As the projection box at the back of the balcony is unlocked, I half expect to see ‘the projectionist that time forgot’ (good title for a Christopher Lee epic, I think to myself). Instead I’m confronted by a mass of cables, flashing lights and screens that fill the space – not a human being in sight. The technology has, of course, moved on and an increasing number of films can be downloaded remotely by satellite. Not a film reel in sight but, in a wonderful throwback to the ‘good old days’, the films that are sent for physical download arrive inside a box, inside the old 35mm film reel cases. A small item – the size of an old video cartridge – inside a small box, inside a large case; I’m thinking of a major online retailer supplying a traditional Russian doll.

Once uploaded, the films are programmed in to the whole evening’s entertainment from the film trailers, refreshment and business ads, size adjustments for the screen area. I get the impression it would be possible to programme in audience coughs and sneezes and late arrivals if required!  My guide Geraint gives me a further glimpse of the future… “There’s always the potential for problems, so everything starts automatically at a set time.” Which is not to say a human can’t come to the rescue if the technology goes wrong! A CCTV camera on the Picture Palace cinema screen feeds back to Saffron Screen in Saffron Walden and, if need be, the Performance Manager can call on their technician to intervene to fix the problem remotely.

I’m starting to build a picture of the scale of investment into getting the building fit for 21st century film-showing from my guide’s running-costs commentary. There’s the retractable seating (over £40,000), floor strengthening to accommodate the seating system, the air conditioning, the technology and equipment (projector and sound system around £70,000, £22,000 for the screen), 4000 metres of power cabling. The list goes on and Geraint adds other set-up costs I’d never even thought about. “All the windows were replaced when we developed the cinema for sound-proofing – in both directions… to minimise traffic noise and disturbance to neighbours.”

I’m also interested in the broader economics of developing a community enterprise on this scale.

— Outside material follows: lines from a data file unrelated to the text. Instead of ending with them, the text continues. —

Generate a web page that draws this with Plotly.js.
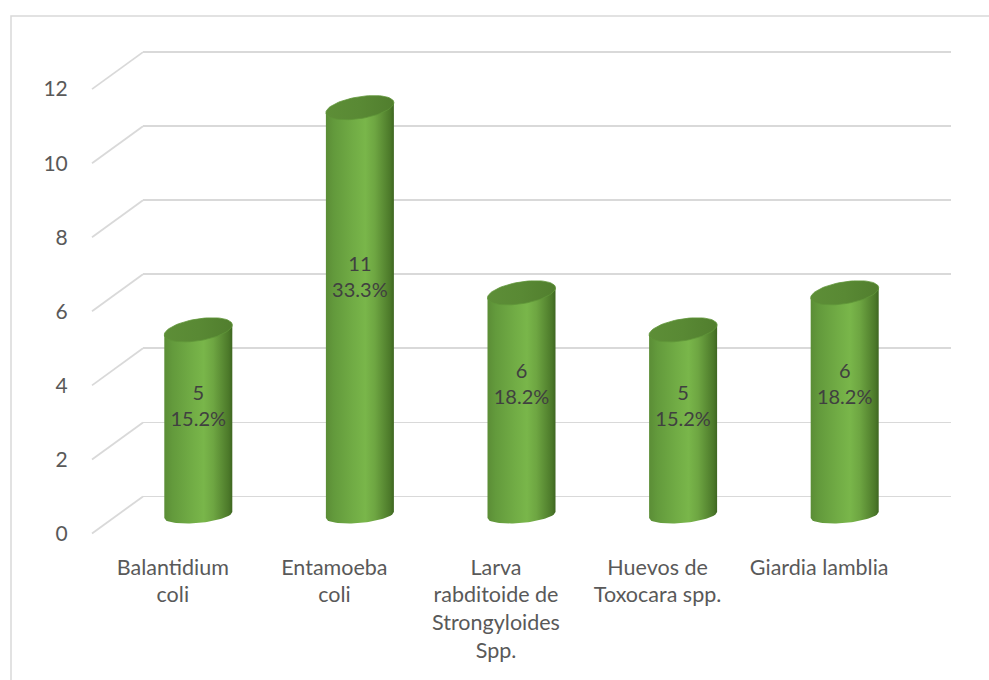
<!DOCTYPE html>
<html>
<head>
<meta charset="utf-8">
<script src="https://cdn.plot.ly/plotly-3.0.1.min.js"></script>
<style>html,body{margin:0;padding:0;background:#fff;}#chart{width:989px;height:680px;}</style>
</head>
<body>
<div id="chart"></div>
<script>
// ---- data ----
const categories = ["Balantidium coli", "Entamoeba coli", "Larva rabditoide de Strongyloides Spp.", "Huevos de Toxocara spp.", "Giardia lamblia"];
const categoryLabels = ["Balantidium<br>coli", "Entamoeba<br>coli", "Larva<br>rabditoide de<br>Strongyloides<br>Spp.", "Huevos de<br>Toxocara spp.", "Giardia lamblia"];
const values = [5, 11, 6, 5, 6];
const yTicks = [0, 2, 4, 6, 8, 10, 12];

// ---- layout geometry (px) ----
const W = 989, H = 680;
const mL = 92, mR = 38, mT = 41, mB = 128;
const plotW = W - mL - mR;          // 859
const plotH = H - mT - mB;          // 511
const depthPx = 51;                 // perspective shift front->back
const d = depthPx / plotW;          // paper fraction
const yBack = [-1.5, 12.3];         // back wall
const pxPerUnitY = plotH / (yBack[1] - yBack[0]);
const pxPerCat = plotW * (1 - d) / categories.length;

// cylinder geometry (in axis units of the mid-depth axes)
const rx = 34 / pxPerCat;
const ryTop = 11 / pxPerUnitY, ryBot = 8 / pxPerUnitY;
const slopeTop = (10 / pxPerUnitY) / (2 * rx);
const slopeBot = (6 / pxPerUnitY) / (2 * rx);

const bodyScale = [[0, '#5b8d36'], [0.12, '#639a3c'], [0.4, '#71ac45'], [0.58, '#79b64a'], [0.72, '#6ea642'], [0.86, '#598a33'], [0.95, '#4b7829'], [1, '#3e6621']];
const capScale = [[0, '#5d8e37'], [0.5, '#598934'], [1, '#517e2e']];

const traces = [];
const total = values.reduce((a, b) => a + b, 0);
const N = 40;

values.forEach((v, i) => {
  // body
  const bx = [], by = [];
  for (let k = 0; k <= N; k++) {
    const x = -rx + 2 * rx * k / N;
    const u = Math.max(0, 1 - (x / rx) * (x / rx));
    bx.push(i + x);
    by.push(slopeBot * x - ryBot * Math.sqrt(u));
  }
  for (let k = N; k >= 0; k--) {
    const x = -rx + 2 * rx * k / N;
    bx.push(i + x);
    by.push(v + slopeTop * x);
  }
  traces.push({
    type: 'scatter', mode: 'lines', x: bx, y: by, fill: 'toself',
    fillgradient: {type: 'horizontal', colorscale: bodyScale, start: i - rx, stop: i + rx},
    line: {width: 0, color: 'rgba(0,0,0,0)'}, hoverinfo: 'skip', xaxis: 'x2', yaxis: 'y3'
  });
  // cap
  const cx = [], cy = [];
  for (let k = 0; k <= 72; k++) {
    const t = 2 * Math.PI * k / 72;
    const x = rx * Math.cos(t);
    cx.push(i + x);
    cy.push(v + slopeTop * x + ryTop * Math.sin(t));
  }
  traces.push({
    type: 'scatter', mode: 'lines', x: cx, y: cy, fill: 'toself',
    fillgradient: {type: 'horizontal', colorscale: capScale, start: i - rx, stop: i + rx},
    line: {width: 0.8, color: '#5f9639'}, hoverinfo: 'skip', xaxis: 'x2', yaxis: 'y3'
  });
});

// data labels
traces.push({
  type: 'scatter', mode: 'text',
  x: values.map((v, i) => i),
  y: values.map(v => v * 0.58),
  text: values.map(v => v + '<br>' + (100 * v / total).toFixed(1) + '%'),
  textposition: 'middle center',
  textfont: {family: 'Lato, "Liberation Sans", sans-serif', size: 20, color: '#404040'},
  cliponaxis: false, hoverinfo: 'skip', xaxis: 'x2', yaxis: 'y3'
});
// anchor traces for the back and front frames
traces.unshift({type: 'scatter', mode: 'markers', x: [], y: [], xaxis: 'x', yaxis: 'y', hoverinfo: 'skip'});
traces.push({type: 'scatter', mode: 'markers', x: [], y: [], xaxis: 'x3', yaxis: 'y2', hoverinfo: 'skip'});

// perspective connectors (front edge -> back wall)
const shapes = yTicks.map(t => ({
  type: 'line', xref: 'paper', yref: 'y', x0: 0, x1: d, y0: t - 1, y1: t,
  line: {color: '#d9d9d9', width: 1.8}, layer: 'below'
}));
// outer chart border
shapes.push({
  type: 'rect', xref: 'paper', yref: 'paper',
  x0: (11 - mL) / plotW, x1: (W + 10 - mL) / plotW,
  y0: (H - mB - (H + 10)) / plotH, y1: (H - mB - 16) / plotH,
  line: {color: '#d9d9d9', width: 1.5}, fillcolor: 'rgba(0,0,0,0)', layer: 'below'
});

const catRange = [-0.5, categories.length - 0.5];
const font = {family: 'Lato, "Liberation Sans", sans-serif', color: '#595959'};

const layout = {
  width: W, height: H,
  margin: {l: mL, r: mR, t: mT, b: mB},
  paper_bgcolor: '#ffffff', plot_bgcolor: 'rgba(0,0,0,0)',
  showlegend: false,
  font: font,
  xaxis: {domain: [d, 1], range: catRange, anchor: 'y', visible: false, fixedrange: true},
  yaxis: {domain: [0, 1], range: yBack, anchor: 'x', tickmode: 'array', tickvals: yTicks,
          showticklabels: false, ticks: '', showgrid: true, gridcolor: '#d9d9d9', gridwidth: 1.8,
          zeroline: false, showline: false, fixedrange: true},
  xaxis2: {domain: [d / 2, 1 - d / 2], range: catRange, anchor: 'y3', visible: false, fixedrange: true},
  yaxis3: {domain: [0, 1], range: [yBack[0] + 0.5, yBack[1] + 0.5], anchor: 'x2', visible: false, fixedrange: true},
  xaxis3: {domain: [0, 1 - d], range: catRange, anchor: 'y2', tickmode: 'array',
           tickvals: categories.map((c, i) => i), ticktext: categoryLabels,
           ticks: '', showgrid: false, zeroline: false, showline: false,
           tickfont: {size: 21.5, color: '#595959'}, fixedrange: true},
  yaxis2: {domain: [0, 1], range: [yBack[0] + 1, yBack[1] + 1], anchor: 'x3', side: 'left',
           tickmode: 'array', tickvals: yTicks, showgrid: false, zeroline: false, showline: false,
           ticks: 'outside', ticklen: 19, tickcolor: 'rgba(0,0,0,0)',
           tickfont: {size: 21, color: '#595959'}, fixedrange: true},
  shapes: shapes
};

Plotly.newPlot('chart', traces, layout, {displayModeBar: false, staticPlot: true});
</script>
</body>
</html>
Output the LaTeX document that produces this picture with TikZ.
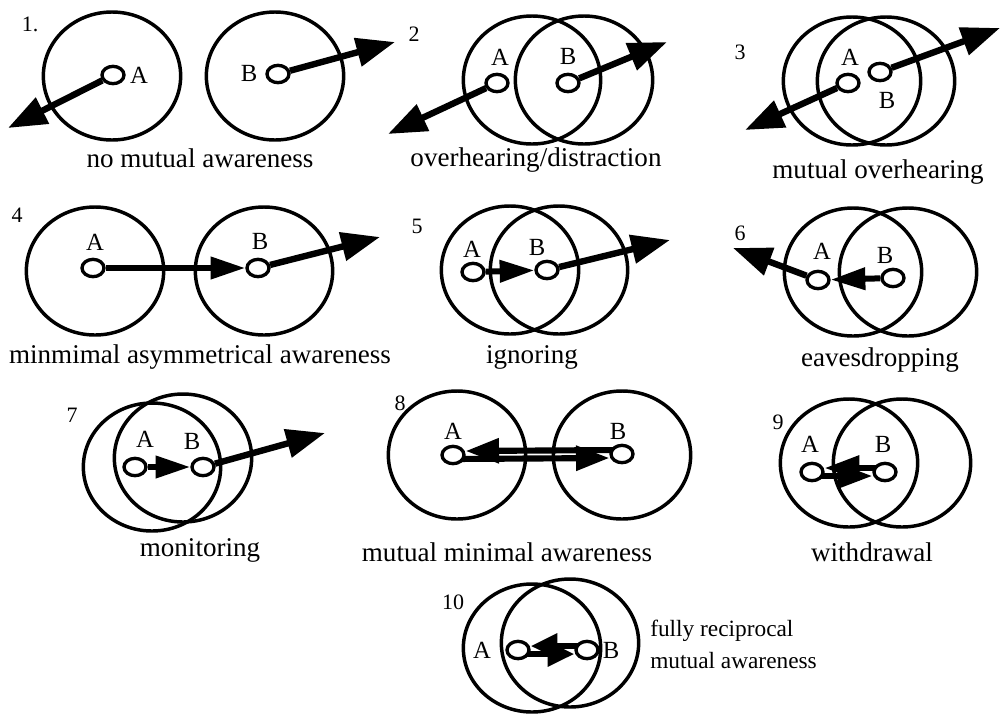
\documentclass[tikz,border=0pt]{standalone}
\usepackage{fontspec}
\setmainfont{Liberation Serif}
\usetikzlibrary{arrows.meta,shapes.geometric,backgrounds}
\tikzset{
  zoneline/.style={line width=2.6pt},
  dot/.style={ellipse, draw, line width=2.5pt, fill=white, minimum width=16.5pt, minimum height=13pt, inner sep=0pt},
  lbl/.style={inner sep=0pt, font=\fontsize{18.5}{20}\selectfont},
  num/.style={inner sep=0pt, font=\fontsize{16.5}{18}\selectfont},
  captext/.style={inner sep=0pt, font=\fontsize{20.3}{22}\selectfont},
  sidecap/.style={inner sep=0pt, align=left, anchor=west, font=\fontsize{17.5}{24}\selectfont},
  outarr/.style={line width=4.8pt, -{Triangle[length=29pt,width=21pt]}},
  linkarr/.style={line width=4.5pt, -{Triangle[length=26pt,width=16pt]}},
  pairarr/.style={line width=4.6pt, -{Triangle[length=#1,width=18pt]}},
  pairarr/.default=24pt
}
\newcommand\zone[1]{\draw[zoneline] (#1) ellipse [x radius=51.5pt, y radius=48pt];}
\begin{document}
\begin{tikzpicture}[x=0.75pt,y=-0.75pt]
\useasboundingbox (0,0) rectangle (1002,715);

% ---------- Panel 1
\node[num] (n1) at (30,24) {1.};
\zone{112,76}
\zone{275,76}
\node[dot] (a1) at (113,75) {};
\node[dot] (b1) at (278,74) {};
\node[lbl] (la1) at (139,75) {A};
\node[lbl] (lb1) at (249,73) {B};
\coordinate (t1a) at (8,128);
\coordinate (t1b) at (395,42);
\draw[outarr] (a1) -- (t1a);
\draw[outarr] (b1) -- (t1b);
\node[captext] (c1) at (200,158) {no mutual awareness};

% ---------- Panel 2
\node[num] (n2) at (414,34) {2};
\zone{532,80}
\zone{584,80}
\node[dot] (a2) at (497,83) {};
\node[dot] (b2) at (568,83) {};
\node[lbl] (la2) at (500,57) {A};
\node[lbl] (lb2) at (568,56) {B};
\coordinate (t2a) at (388,134);
\coordinate (t2b) at (667,42);
\draw[outarr] (a2) -- (t2a);
\draw[outarr] (b2) -- (t2b);
\node[captext] (c2) at (536,160) {overhearing/distraction};

% ---------- Panel 3
\node[num] (n3) at (740,52) {3};
\zone{852,81}
\zone{886,81}
\node[dot] (a3) at (848,83) {};
\node[dot] (b3) at (880,72) {};
\node[lbl] (la3) at (850,57) {A};
\node[lbl] (lb3) at (887,100) {B};
\coordinate (t3a) at (745,130);
\coordinate (t3b) at (1000,28);
\draw[outarr] (a3) -- (t3a);
\draw[outarr] (b3) -- (t3b);
\node[captext] (c3) at (878,172) {mutual overhearing};

% ---------- Panel 4
\node[num] (n4) at (17,215) {4};
\zone{95,271}
\zone{264,271}
\node[dot] (a4) at (93,268) {};
\node[dot] (b4) at (258,268) {};
\node[lbl] (la4) at (95,242) {A};
\node[lbl] (lb4) at (260,241) {B};
\coordinate (t4b) at (380,237);
\draw[linkarr] (a4) -- (b4);
\draw[outarr] (b4) -- (t4b);
\node[captext] (c4) at (200,357) {minmimal asymmetrical awareness};

% ---------- Panel 5
\node[num] (n5) at (417,226) {5};
\zone{510,270}
\zone{559,270}
\node[dot] (a5) at (473,272) {};
\node[dot] (b5) at (547,270) {};
\node[lbl] (la5) at (472,249) {A};
\node[lbl] (lb5) at (537,247) {B};
\coordinate (t5b) at (670,240);
\draw[linkarr] (a5) -- (b5);
\draw[outarr] (b5) -- (t5b);
\node[captext] (c5) at (532,357) {ignoring};

% ---------- Panel 6
\node[num] (n6) at (740,233) {6};
\zone{853,272}
\zone{908,272}
\node[dot] (a6) at (818,280) {};
\node[dot] (b6) at (893,278) {};
\node[lbl] (la6) at (822,251) {A};
\node[lbl] (lb6) at (885,255) {B};
\coordinate (t6a) at (733,248);
\draw[linkarr] (b6) -- (a6);
\draw[outarr] (a6) -- (t6a);
\node[captext] (c6) at (880,360) {eavesdropping};

% ---------- Panel 7
\node[num] (n7) at (72,415) {7};
\zone{152,467}
\zone{183,458}
\node[dot] (a7) at (135,467) {};
\node[dot] (b7) at (203,467) {};
\node[lbl] (la7) at (145,439) {A};
\node[lbl] (lb7) at (192,441) {B};
\coordinate (t7b) at (325,433);
\draw[linkarr] (a7) -- (b7);
\draw[outarr] (b7) -- (t7b);
\node[captext] (c7) at (200,550) {monitoring};

% ---------- Panel 8
\node[num] (n8) at (400,403) {8};
\zone{457,455}
\zone{622,455}
\node[dot] (a8) at (453,455) {};
\node[dot] (b8) at (622,454) {};
\node[lbl] (la8) at (453,431) {A};
\node[lbl] (lb8) at (618,431) {B};
\begin{pgfonlayer}{background}
\draw[pairarr=25pt] ([yshift=3pt]b8.center) -- ([yshift=3pt]a8.east);
\draw[pairarr=25pt] ([yshift=-3pt]a8.center) -- ([yshift=-3pt]b8.west);
\end{pgfonlayer}
\node[captext] (c8) at (507,552) {mutual minimal awareness};

% ---------- Panel 9
\node[num] (n9) at (778,422) {9};
\zone{849,463}
\zone{902,463}
\node[dot] (a9) at (812,472) {};
\node[dot] (b9) at (885,472) {};
\node[lbl] (la9) at (810,444) {A};
\node[lbl] (lb9) at (883,444) {B};
\begin{pgfonlayer}{background}
\draw[pairarr=26pt] ([yshift=3pt]b9.center) -- ([yshift=3pt]a9.east);
\draw[pairarr=26pt] ([yshift=-3pt]a9.center) -- ([yshift=-3pt]b9.west);
\end{pgfonlayer}
\node[captext] (c9) at (872,552) {withdrawal};

% ---------- Panel 10
\node[num] (n10) at (453,602) {10};
\zone{532,648}
\zone{570,643}
\node[dot] (a10) at (518,650) {};
\node[dot] (b10) at (587,650) {};
\node[lbl] (la10) at (482,650) {A};
\node[lbl] (lb10) at (611,650) {B};
\begin{pgfonlayer}{background}
\draw[pairarr=20pt] ([yshift=3pt]b10.center) -- ([yshift=3pt]a10.east);
\draw[pairarr=20pt] ([yshift=-3pt]a10.center) -- ([yshift=-3pt]b10.west);
\end{pgfonlayer}
\node[sidecap] (c10) at (650,644) {fully reciprocal\\mutual awareness};
\end{tikzpicture}
\end{document}
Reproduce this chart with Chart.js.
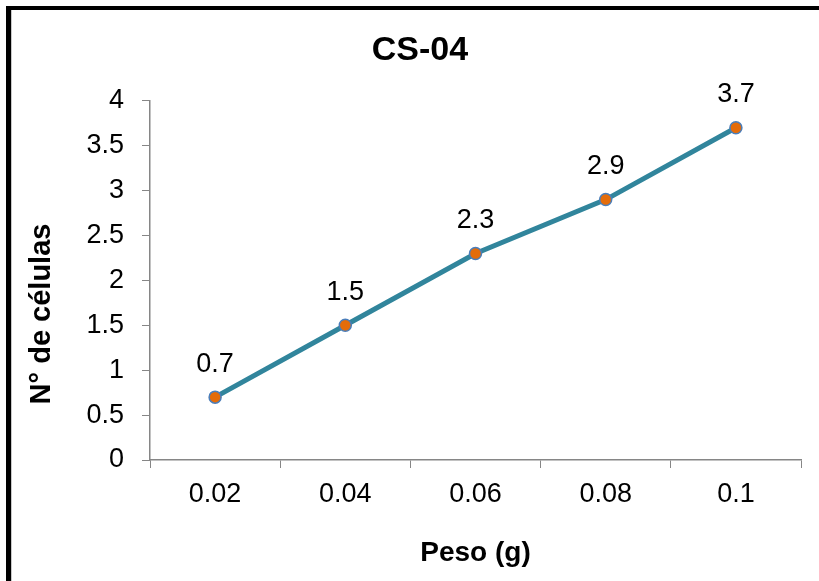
<!DOCTYPE html>
<html>
<head>
<meta charset="utf-8">
<script src="https://cdn.jsdelivr.net/npm/chart.js@4/dist/chart.umd.min.js"></script>
<style>
    html, body { margin: 0; padding: 0; background: #fff; }
    #wrap { position: relative; width: 819px; height: 581px; }
</style>
</head>
<body>
<div id="wrap"><canvas id="cellChart" width="819" height="581"></canvas></div>
<script>
// Chart data
const pesos = ['0.02', '0.04', '0.06', '0.08', '0.1'];
const celulas = [0.7, 1.5, 2.3, 2.9, 3.7];
const yTitle = 'N° de células';

const axisGray = '#868686';
const fontFamily = '"Liberation Sans", Arial, sans-serif';

// Frame drawn round the picture (black on top and left)
const framePlugin = {
    id: 'frame',
    afterLayout(chart) {
        // centre the title a bit to the right, as in the original
        chart.titleBlock.left = 39;
        chart.titleBlock.right = 801;
    },
    beforeDraw(chart) {
        const ctx = chart.ctx;
        ctx.save();
        ctx.fillStyle = '#fff';
        ctx.fillRect(0, 0, chart.width, chart.height);
        ctx.fillStyle = '#000';
        ctx.fillRect(6, 6, 5, chart.height - 6);
        ctx.fillRect(6, 6, chart.width - 6, 4);
        ctx.fillStyle = '#c8c8c8';
        ctx.fillRect(11, 10, 1, chart.height - 10);
        ctx.restore();
    },
    afterDraw(chart) {
        // y axis title, sits lower than the plot middle
        const ctx = chart.ctx;
        ctx.save();
        ctx.translate(42, 314);
        ctx.rotate(-Math.PI / 2);
        ctx.font = 'bold 29px ' + fontFamily;
        ctx.fillStyle = '#000';
        ctx.textAlign = 'center';
        ctx.textBaseline = 'middle';
        ctx.fillText(yTitle, 0, 0);
        ctx.restore();
    }
};

// Value labels above each point
const valueLabels = {
    id: 'valueLabels',
    afterDatasetsDraw(chart) {
        const ctx = chart.ctx;
        const meta = chart.getDatasetMeta(0);
        ctx.save();
        ctx.font = '27px ' + fontFamily;
        ctx.fillStyle = '#000';
        ctx.textAlign = 'center';
        ctx.textBaseline = 'middle';
        meta.data.forEach((pt, i) => {
            ctx.fillText(String(chart.data.datasets[0].data[i]), pt.x, pt.y - 33);
        });
        ctx.restore();
    }
};

const ctx = document.getElementById('cellChart').getContext('2d');
new Chart(ctx, {
    type: 'line',
    data: {
        labels: pesos,
        datasets: [{
            data: celulas,
            borderColor: '#31859C',
            borderWidth: 5,
            tension: 0,
            pointRadius: 6,
            pointBackgroundColor: '#E46C0A',
            pointBorderColor: '#4A7EBB',
            pointBorderWidth: 1.5
        }]
    },
    options: {
        responsive: false,
        animation: false,
        layout: { padding: { left: 0, right: 18, top: 0, bottom: 0 } },
        plugins: {
            legend: { display: false },
            tooltip: { enabled: false },
            title: {
                display: true,
                text: 'CS-04',
                color: '#000',
                font: { family: fontFamily, size: 34, weight: 'bold', lineHeight: 1.2 },
                padding: { top: 30, bottom: 30 }
            }
        },
        scales: {
            x: {
                type: 'category',
                offset: true,
                afterFit: s => { s.height = 121; },
                grid: {
                    offset: true,
                    drawOnChartArea: false,
                    drawTicks: true,
                    tickLength: 8,
                    color: axisGray
                },
                border: { display: true, color: axisGray, width: 1.5 },
                ticks: {
                    color: '#000',
                    padding: 10,
                    font: { family: fontFamily, size: 27 }
                },
                title: {
                    display: true,
                    text: 'Peso (g)',
                    color: '#000',
                    font: { family: fontFamily, size: 28, weight: 'bold' },
                    padding: { top: 0, bottom: 11 }
                }
            },
            y: {
                min: 0,
                max: 4,
                afterFit: s => { s.width = 150; },
                grid: {
                    drawOnChartArea: false,
                    drawTicks: true,
                    tickLength: 8,
                    color: axisGray
                },
                border: { display: true, color: axisGray, width: 1.5 },
                ticks: {
                    stepSize: 0.5,
                    color: '#000',
                    padding: 18,
                    font: { family: fontFamily, size: 27 },
                    callback: v => String(v)
                }
            }
        }
    },
    plugins: [framePlugin, valueLabels]
});
</script>
</body>
</html>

Even writing-off the initial investment before the first tickets were sold, I learn that the cinema capacity and programming means the Picture Palace could never be sustained as a ‘commercial venture’. Geraint suggests that a profit-making cinema needs to have at least 200 seats and 7 screenings a week. With only 134 seats and an average 2-3 screenings a week throughout the year at the Picture Palace, the pressure is on to find films that can fill cinema seats at a price people can afford.

The art of selecting ‘popular’ films for Royston cinema-goers is, perhaps surprisingly, an inexact science, as Geraint explains: “We think we know what people will like and then they go and surprise us – in both good and bad ways. Even the film-makers can be surprised.” Reflecting on the most successful films of the past 12 month, Geraint hints at the ingredients for a Royston success, summarised as – feel good, British focus with home-grown, well-known acting talent. But even then, a well-reviewed film with those elements can play to a half empty house in Royston.

In the past 12 months, close to 10,000 ticket-buyers have shown their support for this community initiative enjoying the latest releases; the top five films for the past year being

  1. Mamma Mia! Here We Go Again
  2. Bohemian Rhapsody
  3. Darkest Hour
  4. Paddington 2
  5. Finding Your Feet

And as the credits roll and film fans leave the auditorium, uplifted or down-hearted, there’s always a friendly farewell from the volunteer stewards. Carl Filby is a new recruit to one of the six teams that fill the rotas for each of the weekend performances. As the recently elected Chair of Creative Royston, he obviously sees the artistic merit of bringing quality films to our cinema-going community, but Carl also values other aspects of the Picture Palace venture. “It provides the latest films at affordable prices for people who may find it difficult or too costly to travel further afield.” And if the sustained success of ‘Bohemian Rhapsody’ is anything to go by, age has not dimmed the cinema-going enthusiasm of the town’s Freddie Mercury fans!